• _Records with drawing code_
^^^^^^^^^^^^^^^^

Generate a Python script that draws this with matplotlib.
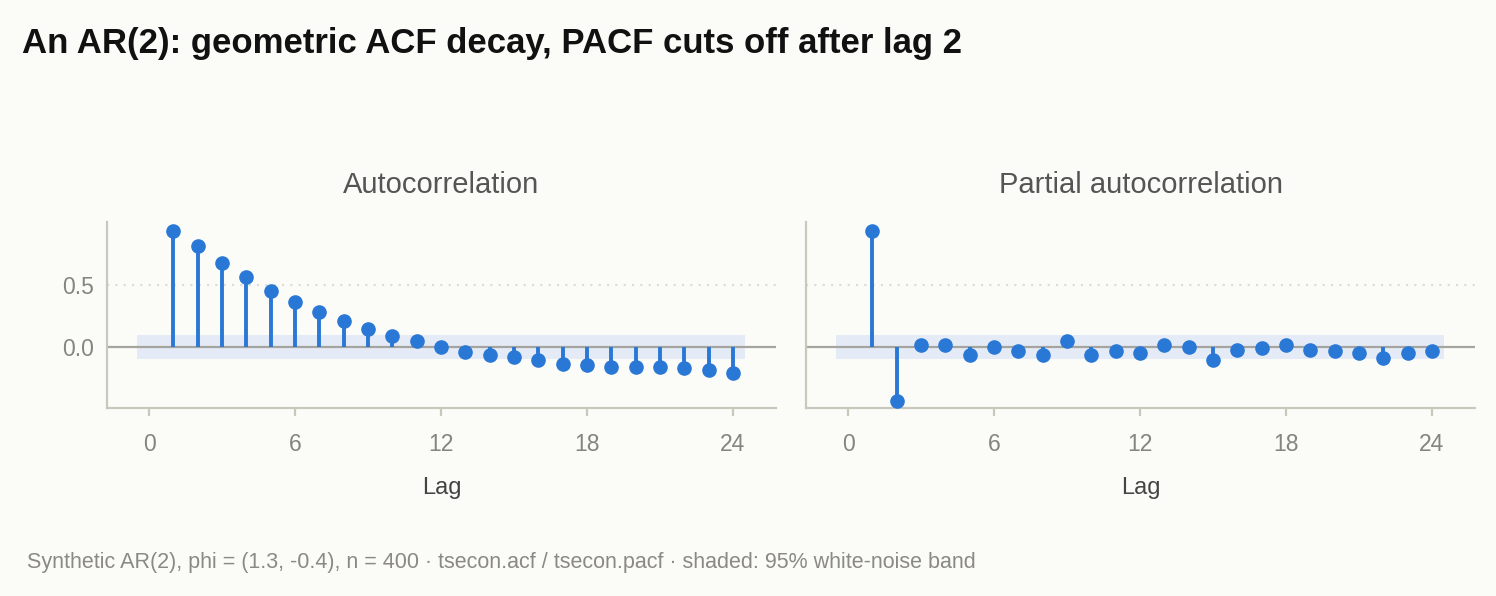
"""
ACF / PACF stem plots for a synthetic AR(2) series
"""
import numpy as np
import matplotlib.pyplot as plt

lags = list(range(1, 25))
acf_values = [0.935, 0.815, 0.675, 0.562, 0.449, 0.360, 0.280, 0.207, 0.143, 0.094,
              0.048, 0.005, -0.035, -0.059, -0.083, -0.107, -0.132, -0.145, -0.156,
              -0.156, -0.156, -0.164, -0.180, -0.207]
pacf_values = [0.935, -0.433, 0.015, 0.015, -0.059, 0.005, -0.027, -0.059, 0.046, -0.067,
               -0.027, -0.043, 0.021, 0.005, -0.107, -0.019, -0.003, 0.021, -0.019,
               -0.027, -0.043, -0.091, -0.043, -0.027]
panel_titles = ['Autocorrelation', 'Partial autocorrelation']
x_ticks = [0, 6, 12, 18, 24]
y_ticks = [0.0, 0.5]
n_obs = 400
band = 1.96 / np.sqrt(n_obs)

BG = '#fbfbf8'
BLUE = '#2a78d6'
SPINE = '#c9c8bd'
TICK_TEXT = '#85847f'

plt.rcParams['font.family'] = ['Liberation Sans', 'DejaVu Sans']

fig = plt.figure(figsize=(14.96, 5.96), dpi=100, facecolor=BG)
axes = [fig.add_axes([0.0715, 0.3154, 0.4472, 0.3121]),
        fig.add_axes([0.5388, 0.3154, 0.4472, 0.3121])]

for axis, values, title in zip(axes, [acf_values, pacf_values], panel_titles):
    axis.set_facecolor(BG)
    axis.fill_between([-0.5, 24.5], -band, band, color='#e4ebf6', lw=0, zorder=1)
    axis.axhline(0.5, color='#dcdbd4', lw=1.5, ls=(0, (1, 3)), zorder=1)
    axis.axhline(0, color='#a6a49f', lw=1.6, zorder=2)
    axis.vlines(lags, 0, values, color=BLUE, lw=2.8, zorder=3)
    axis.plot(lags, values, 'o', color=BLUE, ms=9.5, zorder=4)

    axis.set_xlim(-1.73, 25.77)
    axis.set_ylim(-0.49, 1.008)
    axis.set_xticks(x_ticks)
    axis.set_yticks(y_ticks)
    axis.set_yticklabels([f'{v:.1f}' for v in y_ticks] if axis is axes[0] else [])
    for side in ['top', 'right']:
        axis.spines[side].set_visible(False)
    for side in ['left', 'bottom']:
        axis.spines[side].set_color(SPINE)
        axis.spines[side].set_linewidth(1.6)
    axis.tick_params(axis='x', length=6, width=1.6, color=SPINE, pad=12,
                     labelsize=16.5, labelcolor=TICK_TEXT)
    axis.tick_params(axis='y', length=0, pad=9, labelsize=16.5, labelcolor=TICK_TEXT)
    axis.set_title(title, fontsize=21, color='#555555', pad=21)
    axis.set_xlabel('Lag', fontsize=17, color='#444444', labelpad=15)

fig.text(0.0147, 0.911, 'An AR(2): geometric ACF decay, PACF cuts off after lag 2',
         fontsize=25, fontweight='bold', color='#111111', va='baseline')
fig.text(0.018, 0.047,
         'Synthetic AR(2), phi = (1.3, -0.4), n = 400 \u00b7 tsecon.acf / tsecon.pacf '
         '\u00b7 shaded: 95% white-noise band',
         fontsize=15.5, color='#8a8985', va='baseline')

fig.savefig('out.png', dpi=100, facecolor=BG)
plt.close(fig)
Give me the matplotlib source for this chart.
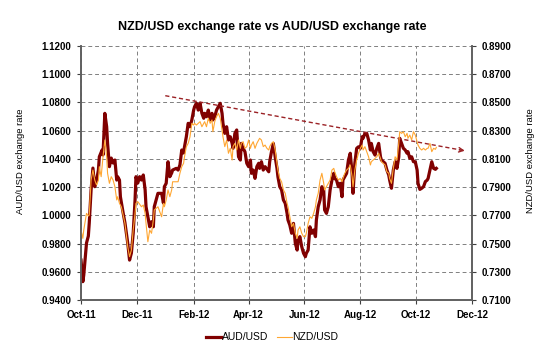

^^^^^^^^^^^^^^^^

• _What you should do_
Your task is to reproduce the entries above word for word, from the first line through the line with "axis.plot(lags, values, 'o', color=BLUE, ms=9.5, zorder=4)", and please leave out any pictures.

• _The output_
Generate a Python script that draws this with matplotlib.
"""
ACF / PACF stem plots for a synthetic AR(2) series
"""
import numpy as np
import matplotlib.pyplot as plt

lags = list(range(1, 25))
acf_values = [0.935, 0.815, 0.675, 0.562, 0.449, 0.360, 0.280, 0.207, 0.143, 0.094,
              0.048, 0.005, -0.035, -0.059, -0.083, -0.107, -0.132, -0.145, -0.156,
              -0.156, -0.156, -0.164, -0.180, -0.207]
pacf_values = [0.935, -0.433, 0.015, 0.015, -0.059, 0.005, -0.027, -0.059, 0.046, -0.067,
               -0.027, -0.043, 0.021, 0.005, -0.107, -0.019, -0.003, 0.021, -0.019,
               -0.027, -0.043, -0.091, -0.043, -0.027]
panel_titles = ['Autocorrelation', 'Partial autocorrelation']
x_ticks = [0, 6, 12, 18, 24]
y_ticks = [0.0, 0.5]
n_obs = 400
band = 1.96 / np.sqrt(n_obs)

BG = '#fbfbf8'
BLUE = '#2a78d6'
SPINE = '#c9c8bd'
TICK_TEXT = '#85847f'

plt.rcParams['font.family'] = ['Liberation Sans', 'DejaVu Sans']

fig = plt.figure(figsize=(14.96, 5.96), dpi=100, facecolor=BG)
axes = [fig.add_axes([0.0715, 0.3154, 0.4472, 0.3121]),
        fig.add_axes([0.5388, 0.3154, 0.4472, 0.3121])]

for axis, values, title in zip(axes, [acf_values, pacf_values], panel_titles):
    axis.set_facecolor(BG)
    axis.fill_between([-0.5, 24.5], -band, band, color='#e4ebf6', lw=0, zorder=1)
    axis.axhline(0.5, color='#dcdbd4', lw=1.5, ls=(0, (1, 3)), zorder=1)
    axis.axhline(0, color='#a6a49f', lw=1.6, zorder=2)
    axis.vlines(lags, 0, values, color=BLUE, lw=2.8, zorder=3)
    axis.plot(lags, values, 'o', color=BLUE, ms=9.5, zorder=4)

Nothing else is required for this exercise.